Définir un plan d’action

Une fois établi, le bilan carbone donne une photographie à l’instant T des différentes sources d’émissions de CO2. Une bonne base pour attaquer le mal à la racine. À condition d’agir avec méthode et rigueur. Pour mettre toutes les chances de son côté, il est alors temps de concevoir un plan d’attaque, soit une feuille de route des actions nouvelles et plus frugales à adopter. « À partir du bilan, on pose une vision de la clinique à horizon 2030 voire 2050 et on définit les nouveaux objectifs et la stratégie à déployer, note l’expert. Une bonne démarche de transition est en général celle qui est conduite avec l’ensemble des équipes. » Chacun estime à quels efforts il consent et les met en regard avec le ressenti des autres membres de l'équipe. « Cette démarche est aussi un acte de management. Pour embarquer les équipes, il faut monter l’exemple », conseille Régis Janvier. Autrement dit, pour décarboner, chacun doit prendre sa part, sinon les chances de succès sont faibles. Certes, certains contribueront un peu plus que d’autres en fonction de leurs tâches, mais en général les sources d’émissions sont plutôt bien partagées, les efforts doivent donc l’être également.

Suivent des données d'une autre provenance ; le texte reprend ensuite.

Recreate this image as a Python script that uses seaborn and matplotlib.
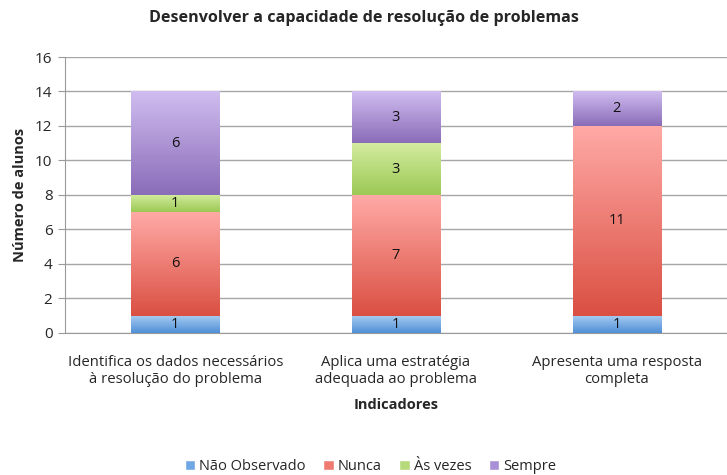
import numpy as np
import pandas as pd
from matplotlib import pyplot as plt
from matplotlib.colors import LinearSegmentedColormap
from matplotlib.patches import Patch
import seaborn as sns

categorias = ['Identifica os dados necessários\nà resolução do problema',
              'Aplica uma estratégia\nadequada ao problema',
              'Apresenta uma resposta\ncompleta']
series = ['Não Observado', 'Nunca', 'Às vezes', 'Sempre']
nao_observado = [1, 1, 1]
nunca = [6, 7, 11]
as_vezes = [1, 3, 0]
sempre = [6, 3, 2]

# cores (topo claro -> base escura)
cores = {
    'Não Observado': ('#a9cdf2', '#4f8fd6'),
    'Nunca': ('#ffaaa6', '#da4f42'),
    'Às vezes': ('#d3eb9f', '#9cc955'),
    'Sempre': ('#d0bdf0', '#8a6cb8'),
}
cores_legenda = {'Não Observado': '#6fa6e4', 'Nunca': '#ee7a72',
                 'Às vezes': '#b6d97a', 'Sempre': '#a98fd6'}


def main():
    sns.set_style('white')
    plt.rcParams['font.family'] = ['Open Sans', 'DejaVu Sans']

    df = pd.DataFrame({'Indicador': categorias, 'Não Observado': nao_observado,
                       'Nunca': nunca, 'Às vezes': as_vezes, 'Sempre': sempre})

    fig = plt.figure(figsize=(7.27, 4.75), dpi=100)
    ax = fig.add_axes([65 / 727, 0.299, 662 / 727, 0.581])

    base = np.zeros(len(categorias))
    for s in series:
        n0 = len(ax.patches)
        sns.barplot(x=df['Indicador'], y=df[s], bottom=base, ax=ax,
                    color=cores_legenda[s], width=0.4, linewidth=0, zorder=3)
        novos = ax.patches[n0:]
        cmap = LinearSegmentedColormap.from_list(s, [cores[s][1], cores[s][0]])
        grad = np.linspace(0, 1, 256).reshape(-1, 1)
        for p, v, b in zip(novos, df[s], base):
            if v == 0:
                continue
            x0, y0 = p.get_x(), p.get_y()
            w, h = p.get_width(), p.get_height()
            im = ax.imshow(grad, cmap=cmap, aspect='auto', origin='lower',
                           extent=[x0, x0 + w, y0, y0 + h], zorder=3.5)
            im.set_clip_path(p)
            ax.text(x0 + w / 2, y0 + h / 2, str(v), ha='center', va='center',
                    fontsize=10.5, color='#111111', zorder=5)
        base = base + df[s].values

    ax.set_xlim(-0.5, 2.5)
    ax.set_ylim(0, 16)
    ax.set_yticks(range(0, 17, 2))
    ax.yaxis.grid(True, color='#a6a6a6', linewidth=1, zorder=0)
    ax.set_axisbelow(True)
    for sp in ['top', 'right']:
        ax.spines[sp].set_visible(False)
    ax.spines['left'].set_color('#9a9a9a')
    ax.spines['bottom'].set_color('#9a9a9a')
    ax.tick_params(axis='y', left=True, length=5, color='#9a9a9a', labelsize=11, pad=4)
    ax.tick_params(axis='x', bottom=False, labelsize=10.7, pad=12)
    ax.set_xlabel('Indicadores', fontsize=10.5, fontweight='bold', labelpad=8)
    ax.set_ylabel('Número de alunos', fontsize=10.5, fontweight='bold', labelpad=6)
    fig.text(0.5, 0.962, 'Desenvolver a capacidade de resolução de problemas',
             ha='center', va='center', fontsize=11.6, fontweight='bold')

    handles = [Patch(facecolor=cores_legenda[s], label=s) for s in series]
    fig.legend(handles=handles, loc='lower center', ncol=4, frameon=False,
               fontsize=10.5, bbox_to_anchor=(0.51, -0.025), handlelength=0.7,
               handleheight=0.7, handletextpad=0.3, columnspacing=1.2)

    fig.savefig('out.png', dpi=100)


if __name__ == "__main__":
    main()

Effectuer des mesures régulières

La feuille de route définie, charge à chacun d’adopter des pratiques différentes et plus frugales. Mais chemin faisant, il est judicieux de mesurer l'incidence de ces décisions. Rien ne dit que les résultats seront parfaitement conformes aux attentes et aux trajectoires couramment observées. Avoir un suivi indique si les objectifs sont atteints, et s’ils ne le sont pas, on dispose d’une base pour mettre en place d’autres actions et corriger ce qui ne va pas. L’exercice peut être chronophage et vite lasser, d’autant que les efforts exigent souvent eux aussi des investissements. C’est pourquoi on peut ne retenir que quelques indicateurs. Le mieux est de suivre les pratiques les plus émettrices et de vérifier que l’on parvient bien à les supprimer ou du moins faire en sorte qu'elles émettent moins de carbone. Là encore, il ne faut pas hésiter à partager les résultats avec l’équipe et à impliquer tous ses membres dans l’analyse de ce qui fonctionne ou pas et dans la recherche de solutions plus efficientes. L’objectif est de tenir le cap et de rester mobilisé, car le cheminement est souvent long et nécessite de mettre en œuvre des modes d'action pas toujours simples à acquérir rapidement.

Impliquer les clients

Le paramètre des déplacements ne doit pas se restreindre aux seules rotations professionnelles des collaborateurs de la clinique. La clientèle est elle aussi une source d’émissions de CO2, surtout si elle prend sa voiture ou les transports en commun. L’idéal est donc d’embarquer aussi les propriétaires d'animaux dans l’aventure bas carbone. D’abord, en leur demandant quel moyen de transport ils utilisent pour venir à la clinique. Ensuite, en les aiguillant pourquoi pas vers des pratiques plus vertueuses. Lors du forum Ergone, un vétérinaire a ainsi partagé son expérience en expliquant que, en plus d’enquêter sur le mode de transport de ses clients, il en avait profité pour les interroger sur leur cheminement entre leur domicile et la clinique, afin de voir si ce trajet leur avait aussi permis (ou pas) de faire des courses ou des démarches administratives, par exemple. Un moyen d'attirer leur attention sur leurs déplacements et leur optimisation possible, synonyme d'une empreinte carbone mieux maîtrisée.